Another siren, and then, Jenkins and Smith from fire rescue were coming through the door. Thayer briefed them, and Smith headed for Darcy.


“We’ll get you to the hospital, miss,” Smith said politely, looking her over with a trained eye.


“I don’t need to go to the hospital, please!” she insisted.


“Show him your arm, Darcy,” Matt said curtly. Too curtly. He saw her frown, but then she opted to turn with Smith and allow him to take a look at her.


“Let’s get you into a chair and take a look,” Smith said. Fifty-five, gray, bearded and bushy, Harry Smith was as competent a man as any to be found anywhere. He had a manner about him that was calming under the worst of circumstances, and Darcy accepted his pressure on her arm, taking a chair by the library desk.

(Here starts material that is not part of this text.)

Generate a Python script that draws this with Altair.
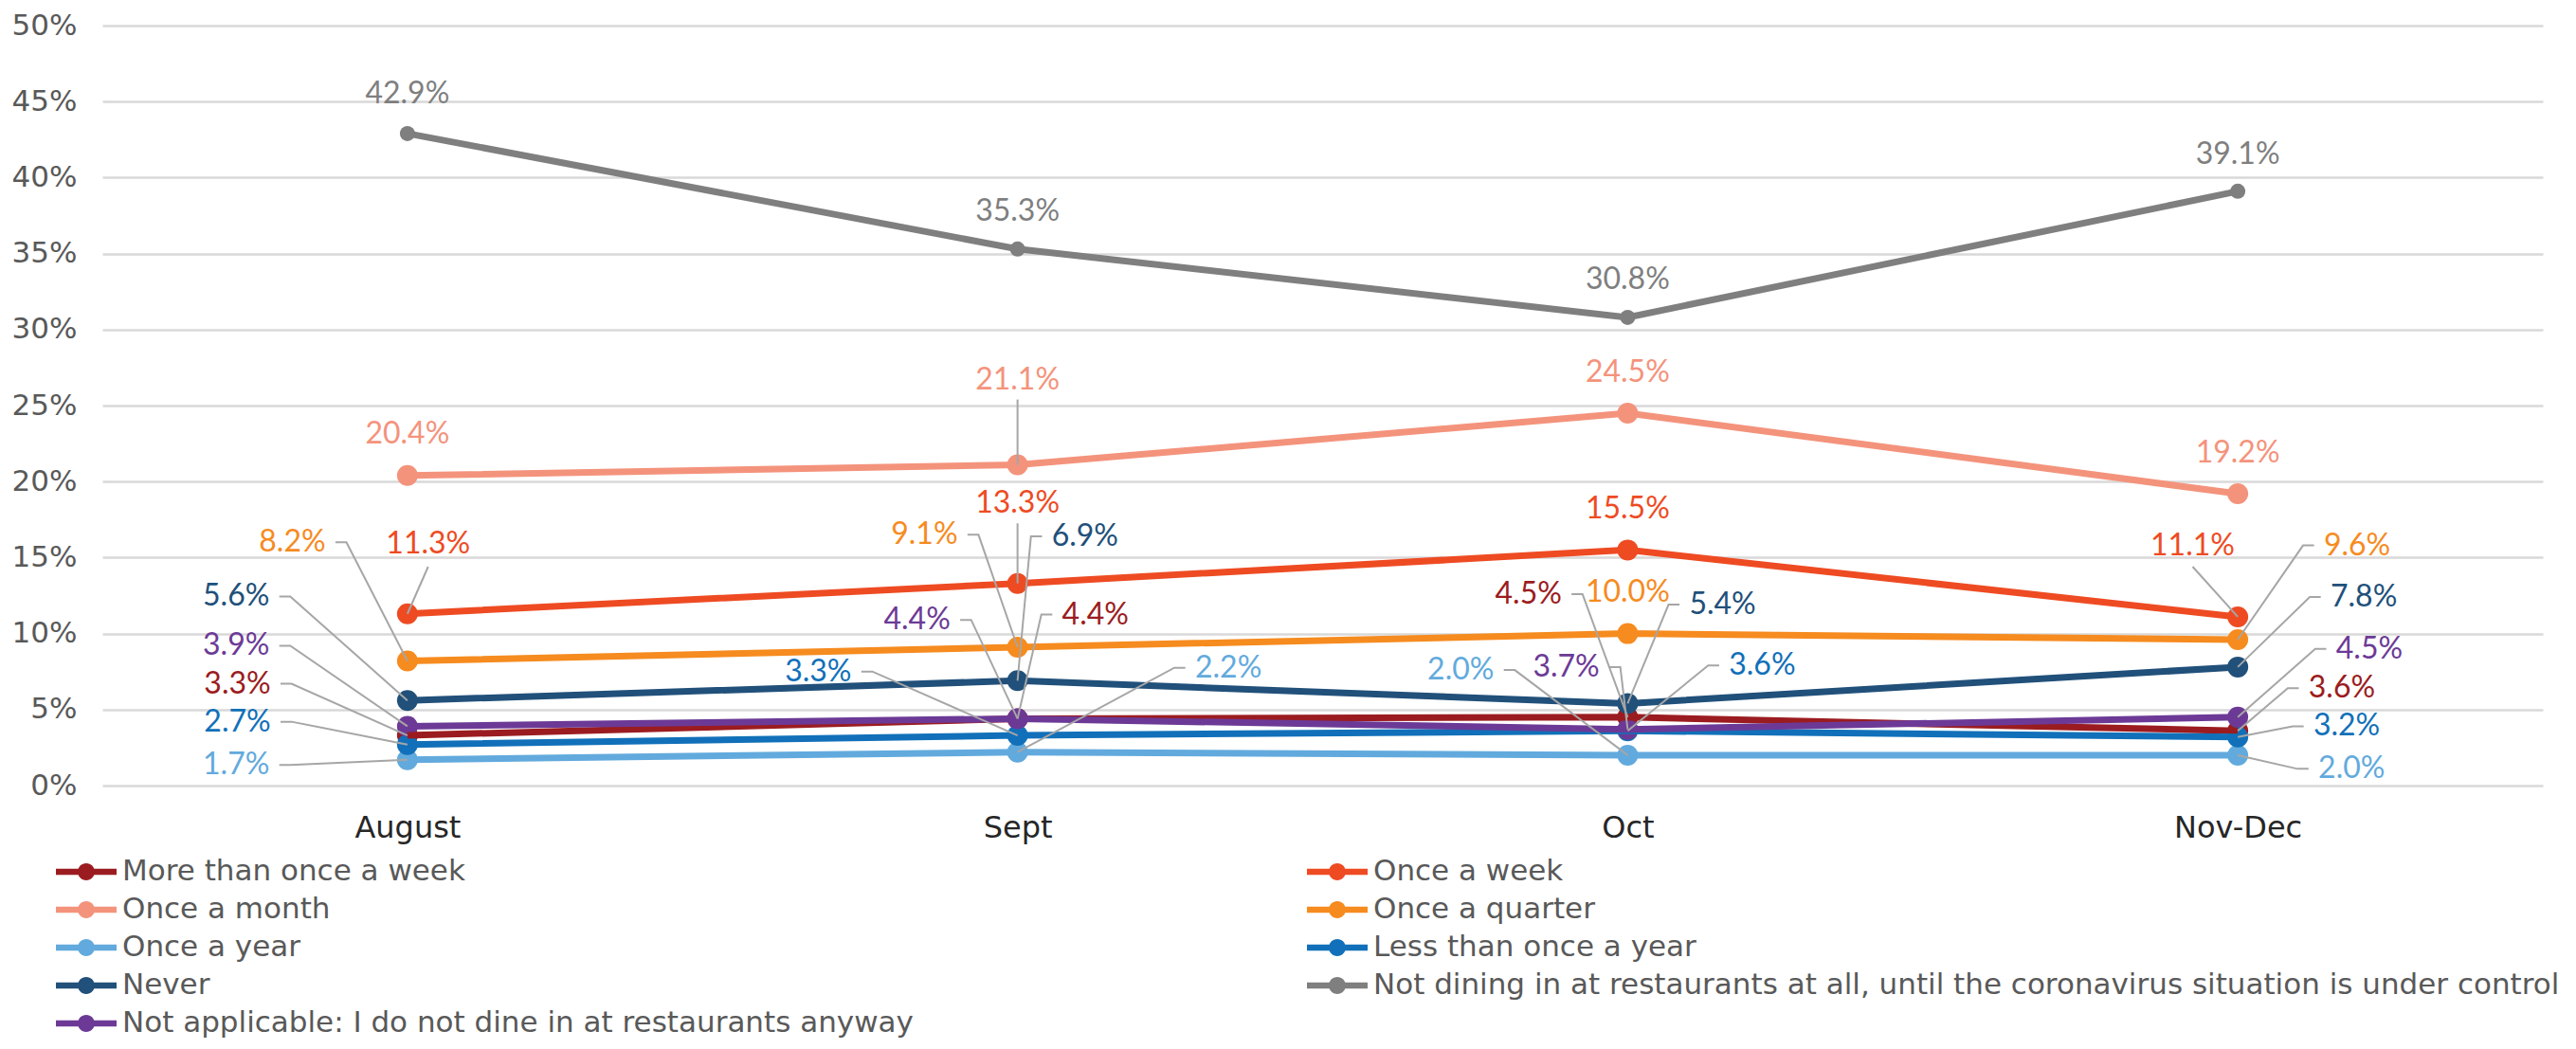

Matt could hear them speaking softly as he strode the stairs up to the loft himself to take a look at the spot where Darcy had gone through.


Moving carefully along the floorboards, he got down on his hands and knees as he neared the faulty area. It looked as if a section of the boards had rotted right through. Only a section. The library was hundreds of years old, he reminded himself.


So were half the buildings in the town. They were also sound.


“Matt!”


He walked carefully to the railing to looked down. Smith was staring up at him. “Miss Tremayne refuses to come to the hospital. She says she’s fine. We’re going to drive her back to Melody House. She wants to drive herself. Penny’s car is here. Can someone take it?”


Darcy had jumped up beside Smith. “I am fine!” she called up to him. “I fell on you!”


“You’re still shaken up,” Smith informed her.


“Really, I’m just fine. My arm is just scratched!” Darcy protested.


“I’ll get Penny’s car back,” Matt said. “That’s not a problem. Darcy, let them give you a ride. I’ll be along in a bit. I want to be here when the building inspector shows up.” He offered her a grimace and a wave.


“Honestly, I can drive,” Darcy protested.